I find that a lot of my students are having difficulty, especially with their source analysis assignments.
What is a source analysis assignment?
It is creating a written response to a primary source image or text. Usually, for a longer assignment, there are three primary sources that you must write about in an essay format. (Introduction, Body Paragraphs about each source, Conclusion)
Step 1: Look at the picture or text. Take notes of the answers to these questions for each source separately.
What do you see? What is ACTUALLY in the image? BE SPECIFIC!! If there is a ring on the woman’s hand, is it on the ring/wedding finger?
Who is in the image? Is it a famous person? What kind of people: ages, genders, relationship to others in the source, ethnicity, etc?
Where/When: What time period is the source from- be specific: year/era, what point in the war? Can you tell if it is supposed to be for a specific country/nation? Explain the setting shown in the picture.
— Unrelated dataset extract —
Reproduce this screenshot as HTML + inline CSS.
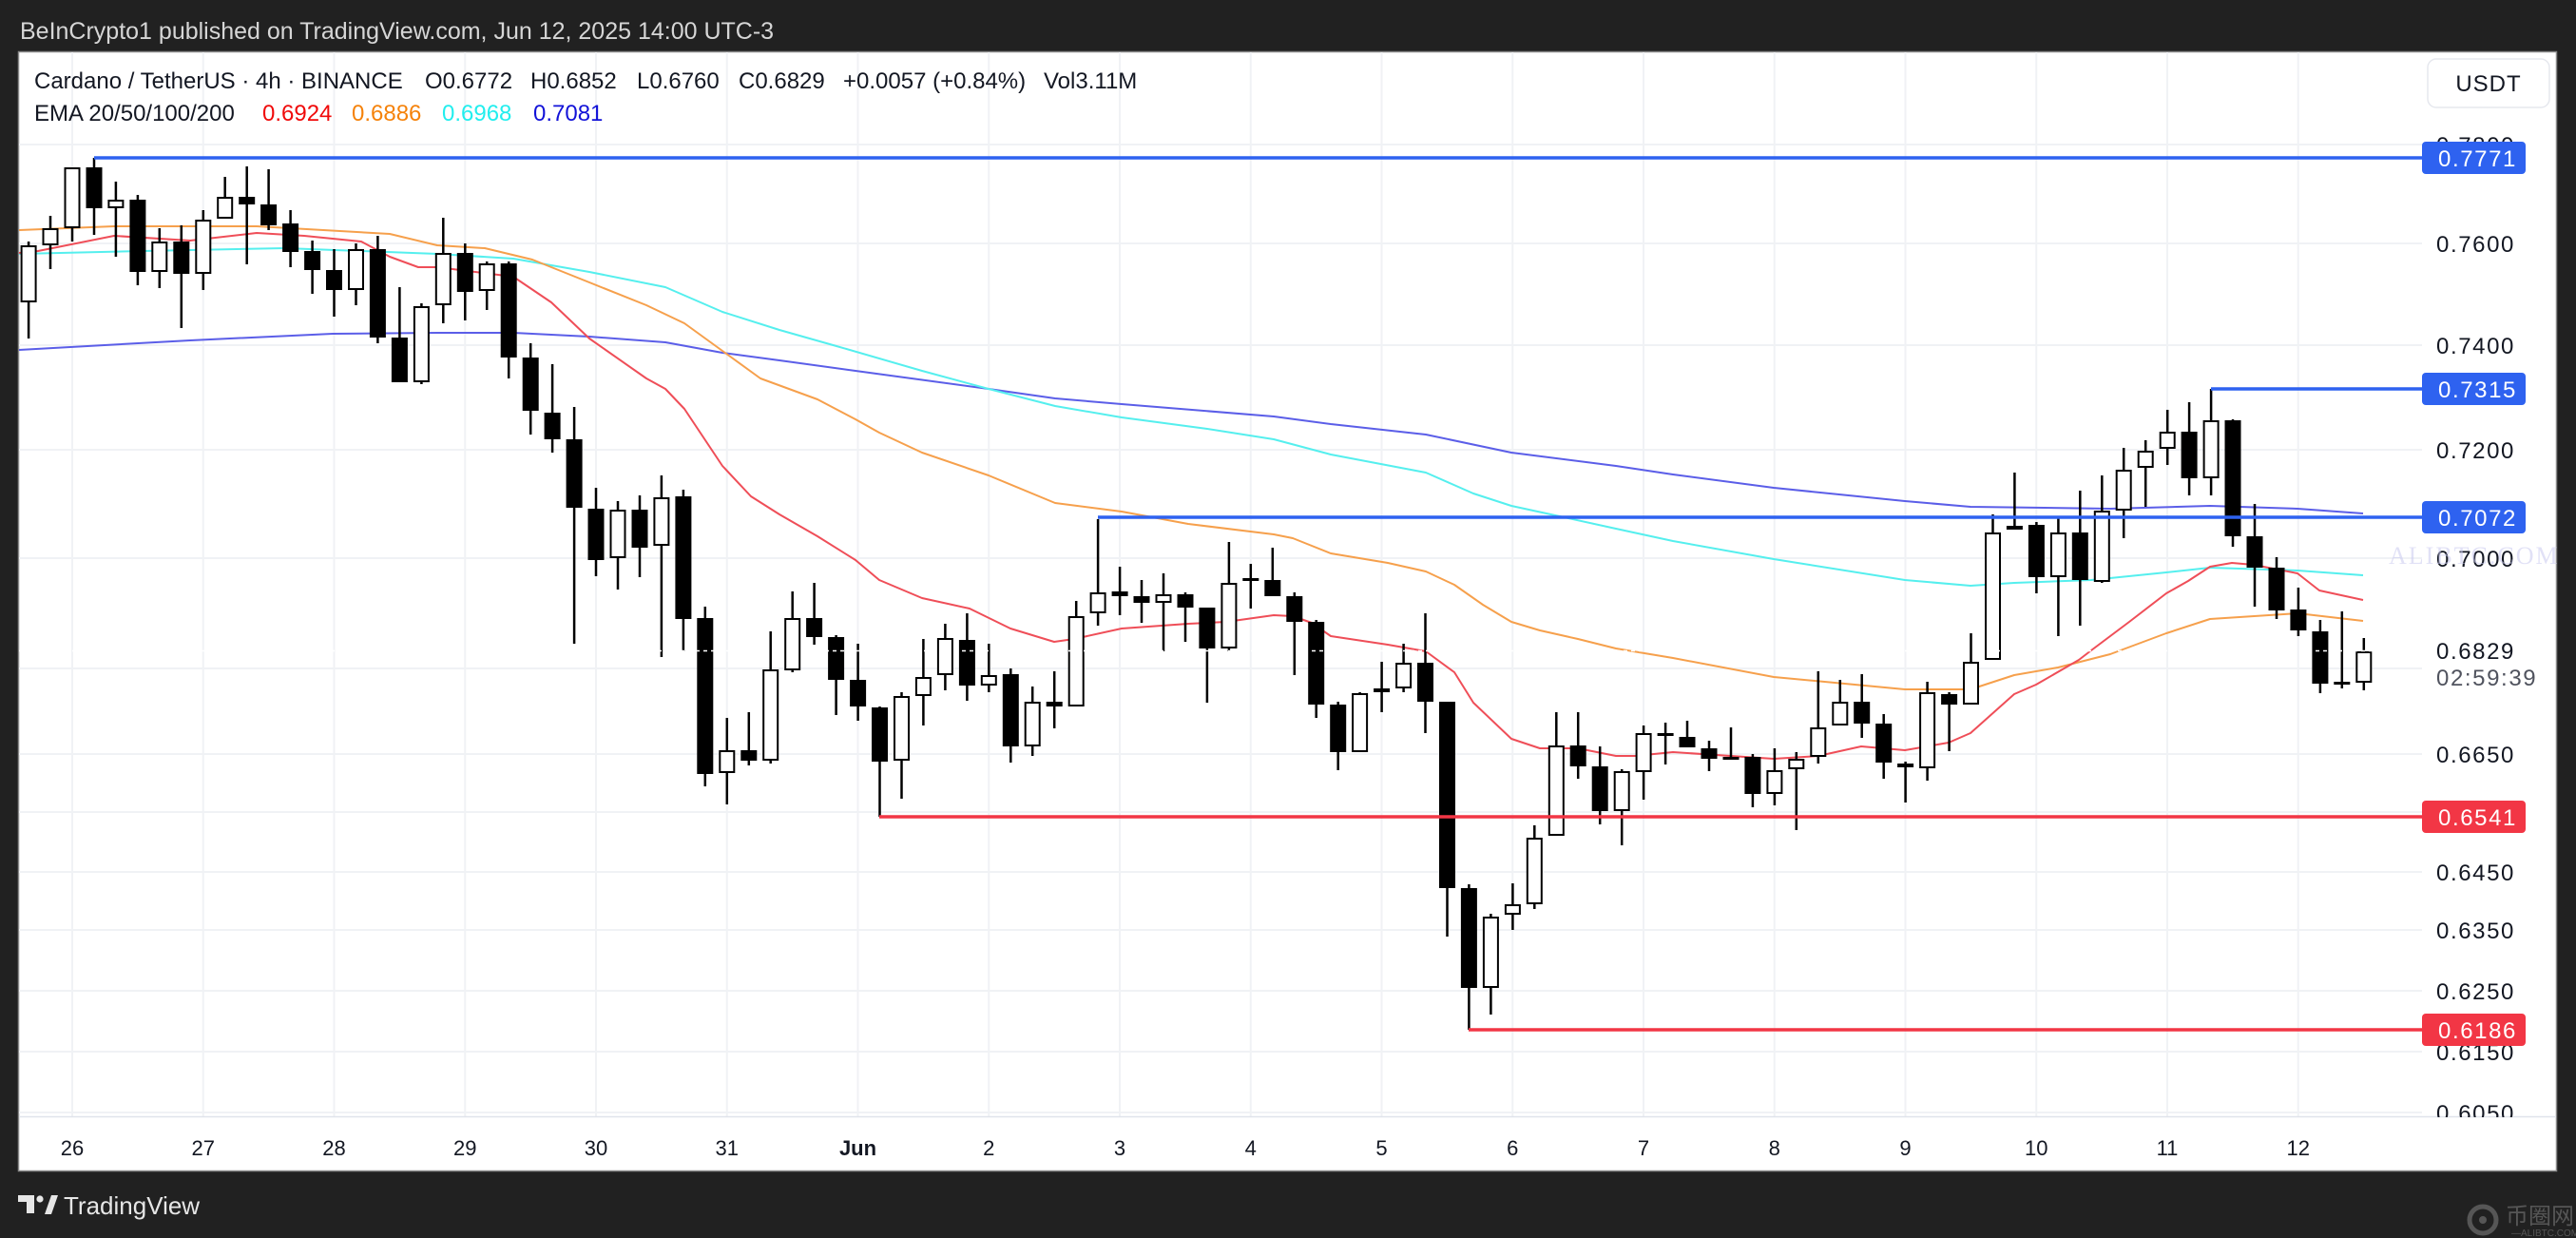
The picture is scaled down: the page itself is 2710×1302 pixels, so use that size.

Why was this source created? What is the purpose of this source? Was it propaganda- for whom, or against whom? Why does this source matter in its own time period? Do you think it was successful based on the impact it may have had in its own time period? Who would agree with the message, who would disagree? Does it do its job well- is the message clear?
IF THE SOURCE IS A QUOTE OR PASSAGE OF TEXT: keep those questions in mind and write notes about the text. Also, highlight any KEY WORDS you think are important to include or interpret in your own words within your response.
** REMEMBER TO LINK EVERYTHING BACK TO THE THEME OF THE COURSE**
What does that actually mean? Think back to the key vocabulary from the unit or course and use it!
Step 2: If you are NOT going to have an introduction and conclusion paragraph, make sure you have a thesis (a position about the sources in relation to the unit/course)
THESIS: Your thesis is what has your opinion, or the argument you are trying to prove. Pick a position and stick with it. No wishy-washy statements about how the source(s) both promote and discourage the theme. Pick a side. You can discuss how one source does a better job than the other, but you still must pick a side.
Step 3: Turn notes into intelligent sentences. Each source’s response should be about a paragraph in style. That does NOT mean that it is only five sentences long. It can definitely be longer than five sentences. But, make sure you are not just repeating or rephrasing yourself. Do this for each source, which will become your main body paragraphs of the essay. Most responses will have a paragraph for each source and one extra for the relationship between the sources.
Communication/Writing Mechanics: I should hope it goes without saying, but I’ll say it anyways; use academic writing style and notations. That means no contractions (no “can’t”, “won’t”, “I’ve”, etc).
Marking/Grading: Also, go back to the grading rubric. If there are 4 points to be earned for the Identification of Relationships, make sure you have four clear and separate points made in your assignment.